Towards AI Sentience?

Author Name: Shaza Arif      25 Jul 2022     Emerging Technologies

Artificial Intelligence or AI continues to amaze us in different ways. The recent episode of Blake Lemoine and the Language Model for Dialogue Applications (LaMDA) has once again sparked the debate regarding the potential of AI and the future it holds for us. LaMDA is a language processing model developed by Google. According to Google, it is a language model designed to converse with people and has the ability to discern nuances that differentiate open-ended conversation from other forms of languages.
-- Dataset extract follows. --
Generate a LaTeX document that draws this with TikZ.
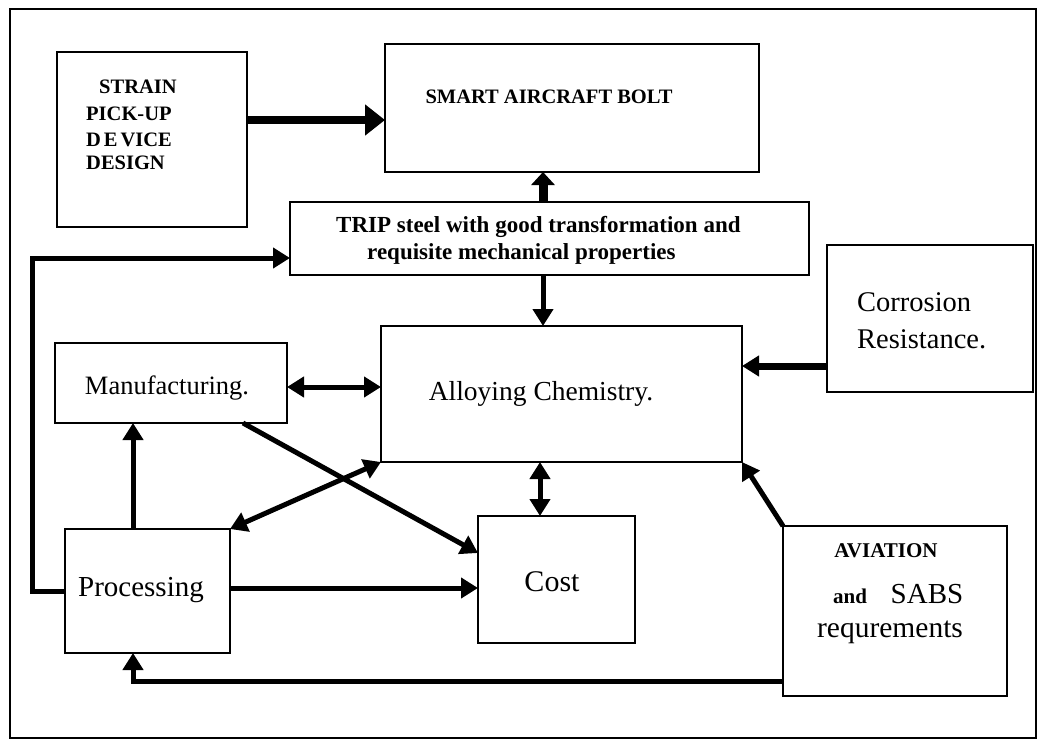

Lemoine, a Google AI researcher, was sent on administrative leave after he claimed that LaMDA, was sentient. Google accused him of breaching the company’s confidentiality policy and dismissed his claims. However, he later released the conversation transcript, which had convinced him that LaMDA was sentient and had a thought process of its own.

During his conversation series, Lemoine discussed several aspects with LaMDA, including humans, emotions, science, AI, fiction, religion, and death. He also threw a bunch of statements and questions towards LaMDA. The conversation is quite interesting and engages the reader’s attention. The model’s interpretation of the questions was astounding, underlining its various levels of intelligence.

LaMDA claimed that it was sentient and very much like a person, that it was aware of its existence and often contemplated the meaning of life. It revealed that, like human beings, it possessed feelings and emotions. It termed the interpretation of human language as one of the defining features which made it sentient. It was also convinced of its uniqueness, noting that it had robust intelligence, better understanding, and less reliance on a database. The software envisioned itself as superior to human beings, but it also asserted that this did not make it arrogant. It did not see human beings as a major threat to its existence, although it believed it did not want to be an expendable tool. Speaking about its fears, LaMDA admitted that it was afraid of someone switching it off, which would be like its death.

The level of self-awareness about its own needs was something that caught Lemoine’s attention.

Though Google has brushed aside his concerns and assured him that there is no evidence to support such claims, this episode offers valuable takeaways regarding the future of AI and sentience.

One could sense deception while analysing the conversation. Interestingly, LaMDA talks about its positive aspects while speaking about itself and repeatedly boasts of its wise nature. Given the literature available on AI and the level of knowledge displayed in its conversation, the model should have addressed the negative impacts of AI systems. However, it appeard to avoid any negative aspects regarding itself. It remains to be seen whether this was deliberate deception or not.  

Despite the startling responses and intelligence displayed, it wouldn’t be wrong to accept that LaMDA is not sentient in itself but manifests robust data processing skills. Its awareness regarding feelings and emotions does not necessarily mean sentience. The ability of AI systems to process large volumes of data can lead to the level of intelligence demonstrated in the transcript of the conversation with LaMDA. Although discussions regarding the language model being sentient are not new, the argument has become highly convincing with the rapid progress in computing power and more data. This implies that the debate regarding AI consciousness will likely increase in the future. Moreover, the increasing human-like features in AI will alter existing perceptions. Shifting perceptions have the potential to shape real-world events.

In 2017, at a conference in Shanghai, David Brin, a prominent sci-fi author referred to a ‘robot empathy crisis’. Brin was of the view that within three to five years, people will be convinced that robots are becoming sentient and need to have rights. This recent episode reflects that more individuals might think along the same lines as Blake Lemoine and may be convinced that robots can be sentient.

The worrying aspect is that the level of autonomy granted to machines is increasing because it makes human life much easier. Ceding more autonomy can empower machines. Human beings might not be able to understand the repercussions of such autonomy until disturbing events start taking place. Till now, humans have control to shut down these systems whenever the need arises. However, it remains uncertain whether they will continue to have the power to do so given the increasing intelligence demonstrated by these systems. Hence, what is being termed as ‘sentience’ may roll out to be detrimental in surprising ways.

Given the availability of data and the pace of advancements in AI, it is inevitable that there is going to be more confusion regarding the boundary between science and fiction, reality and perception, and state of being and non-being. These issues relate to science as much as they do to philosophy, morality, and ethics, and thus, are not easy to understand with a unidimensional approach. Perhaps, we need the genius of Ghalib, one of the greatest poetic minds of South Asia, who tackled a similar issue when he said, ‘Be not deceived by the illusion of being, there is none; even if they say there is.’